(Data items)
________________
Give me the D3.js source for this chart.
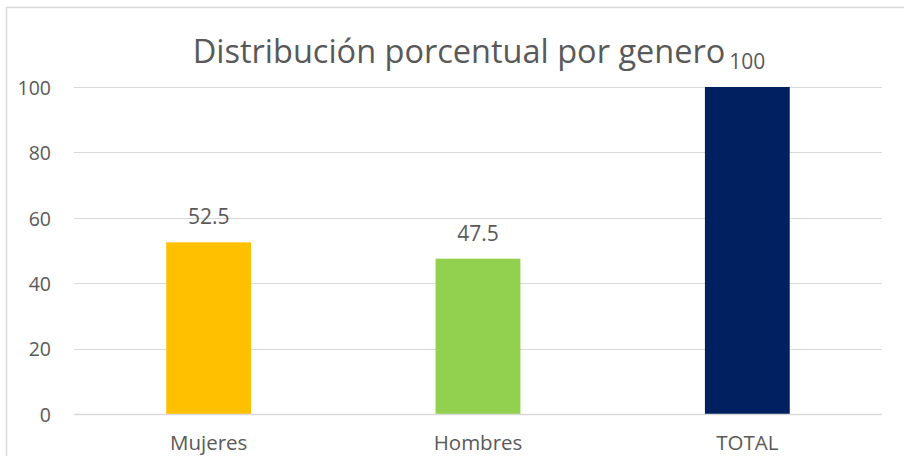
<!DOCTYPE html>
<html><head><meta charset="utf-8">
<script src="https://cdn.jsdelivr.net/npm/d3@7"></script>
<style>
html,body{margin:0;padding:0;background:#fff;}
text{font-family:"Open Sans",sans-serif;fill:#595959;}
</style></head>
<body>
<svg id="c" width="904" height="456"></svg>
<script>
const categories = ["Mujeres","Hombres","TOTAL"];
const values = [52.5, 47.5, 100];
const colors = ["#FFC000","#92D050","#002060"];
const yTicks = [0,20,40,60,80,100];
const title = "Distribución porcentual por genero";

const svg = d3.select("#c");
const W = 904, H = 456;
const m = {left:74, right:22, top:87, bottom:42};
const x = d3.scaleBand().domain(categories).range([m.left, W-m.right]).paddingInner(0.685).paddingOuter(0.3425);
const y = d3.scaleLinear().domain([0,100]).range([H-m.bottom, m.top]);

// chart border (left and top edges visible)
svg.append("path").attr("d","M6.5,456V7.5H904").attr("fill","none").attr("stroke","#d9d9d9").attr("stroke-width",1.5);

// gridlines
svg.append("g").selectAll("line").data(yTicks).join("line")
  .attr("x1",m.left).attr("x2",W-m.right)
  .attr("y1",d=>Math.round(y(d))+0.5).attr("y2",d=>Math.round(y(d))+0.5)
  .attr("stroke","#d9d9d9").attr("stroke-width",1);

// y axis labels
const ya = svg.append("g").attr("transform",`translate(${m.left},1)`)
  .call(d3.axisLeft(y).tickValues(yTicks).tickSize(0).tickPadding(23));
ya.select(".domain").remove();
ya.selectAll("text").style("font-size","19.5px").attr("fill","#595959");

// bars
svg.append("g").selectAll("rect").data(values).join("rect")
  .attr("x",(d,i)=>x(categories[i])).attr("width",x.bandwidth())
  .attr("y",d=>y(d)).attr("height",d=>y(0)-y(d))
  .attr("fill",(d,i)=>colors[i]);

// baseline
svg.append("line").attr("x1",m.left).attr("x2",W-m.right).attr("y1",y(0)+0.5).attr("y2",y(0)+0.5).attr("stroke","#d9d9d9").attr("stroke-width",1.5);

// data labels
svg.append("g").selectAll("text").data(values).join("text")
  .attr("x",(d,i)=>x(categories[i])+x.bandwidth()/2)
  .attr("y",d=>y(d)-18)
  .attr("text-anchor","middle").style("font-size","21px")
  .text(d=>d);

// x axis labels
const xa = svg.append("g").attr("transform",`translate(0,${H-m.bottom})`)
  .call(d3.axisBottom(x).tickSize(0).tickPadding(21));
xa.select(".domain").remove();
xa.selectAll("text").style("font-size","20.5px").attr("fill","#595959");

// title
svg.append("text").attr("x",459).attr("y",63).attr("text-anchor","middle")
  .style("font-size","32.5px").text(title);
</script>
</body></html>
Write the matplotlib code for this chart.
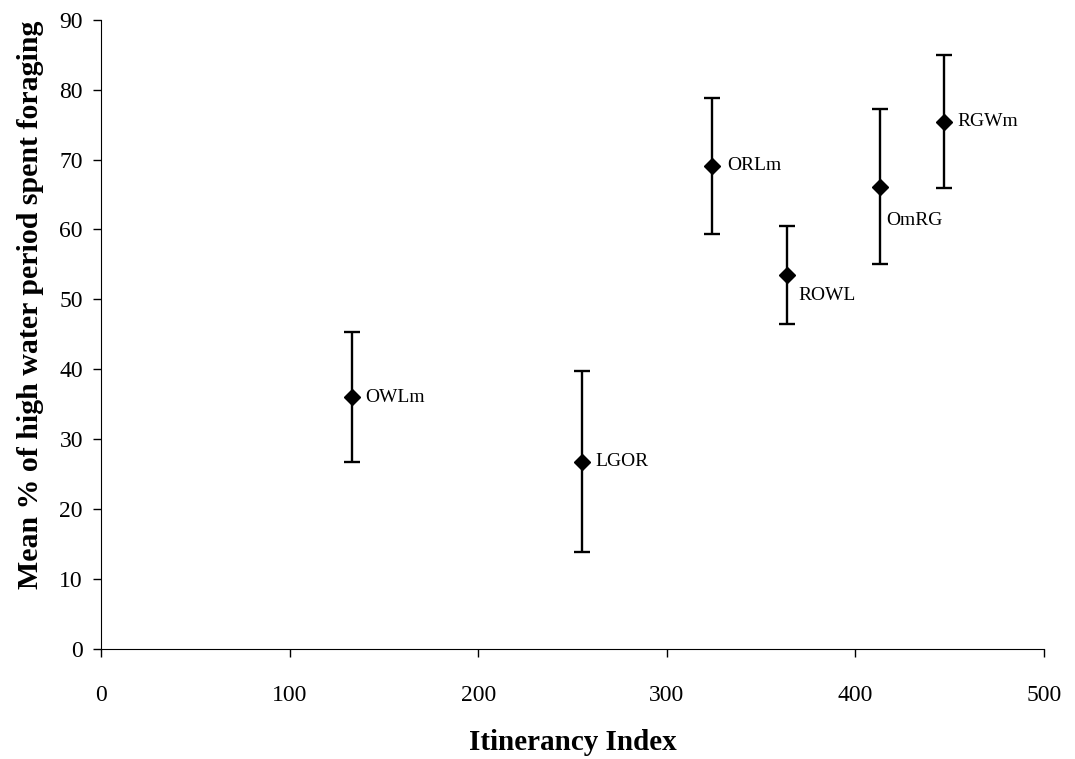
________________
* _Task brief_: In this exercise, set down all of the data exactly, without the pictures.

* _Response_:
Give me the D3.js source for this chart.
<!DOCTYPE html>
<html><head><meta charset="utf-8">
<script src="https://cdn.jsdelivr.net/npm/d3@7"></script>
<style>
html,body{margin:0;padding:0;background:#fff;}
text{font-family:"Open Sans",sans-serif;fill:#595959;}
</style></head>
<body>
<svg id="c" width="904" height="456"></svg>
<script>
const categories = ["Mujeres","Hombres","TOTAL"];
const values = [52.5, 47.5, 100];
const colors = ["#FFC000","#92D050","#002060"];
const yTicks = [0,20,40,60,80,100];
const title = "Distribución porcentual por genero";

const svg = d3.select("#c");
const W = 904, H = 456;
const m = {left:74, right:22, top:87, bottom:42};
const x = d3.scaleBand().domain(categories).range([m.left, W-m.right]).paddingInner(0.685).paddingOuter(0.3425);
const y = d3.scaleLinear().domain([0,100]).range([H-m.bottom, m.top]);

// chart border (left and top edges visible)
svg.append("path").attr("d","M6.5,456V7.5H904").attr("fill","none").attr("stroke","#d9d9d9").attr("stroke-width",1.5);

// gridlines
svg.append("g").selectAll("line").data(yTicks).join("line")
  .attr("x1",m.left).attr("x2",W-m.right)
  .attr("y1",d=>Math.round(y(d))+0.5).attr("y2",d=>Math.round(y(d))+0.5)
  .attr("stroke","#d9d9d9").attr("stroke-width",1);

// y axis labels
const ya = svg.append("g").attr("transform",`translate(${m.left},1)`)
  .call(d3.axisLeft(y).tickValues(yTicks).tickSize(0).tickPadding(23));
ya.select(".domain").remove();
ya.selectAll("text").style("font-size","19.5px").attr("fill","#595959");

// bars
svg.append("g").selectAll("rect").data(values).join("rect")
  .attr("x",(d,i)=>x(categories[i])).attr("width",x.bandwidth())
  .attr("y",d=>y(d)).attr("height",d=>y(0)-y(d))
  .attr("fill",(d,i)=>colors[i]);

// baseline
svg.append("line").attr("x1",m.left).attr("x2",W-m.right).attr("y1",y(0)+0.5).attr("y2",y(0)+0.5).attr("stroke","#d9d9d9").attr("stroke-width",1.5);

// data labels
svg.append("g").selectAll("text").data(values).join("text")
  .attr("x",(d,i)=>x(categories[i])+x.bandwidth()/2)
  .attr("y",d=>y(d)-18)
  .attr("text-anchor","middle").style("font-size","21px")
  .text(d=>d);

// x axis labels
const xa = svg.append("g").attr("transform",`translate(0,${H-m.bottom})`)
  .call(d3.axisBottom(x).tickSize(0).tickPadding(21));
xa.select(".domain").remove();
xa.selectAll("text").style("font-size","20.5px").attr("fill","#595959");

// title
svg.append("text").attr("x",459).attr("y",63).attr("text-anchor","middle")
  .style("font-size","32.5px").text(title);
</script>
</body></html>
Write the matplotlib code for this chart.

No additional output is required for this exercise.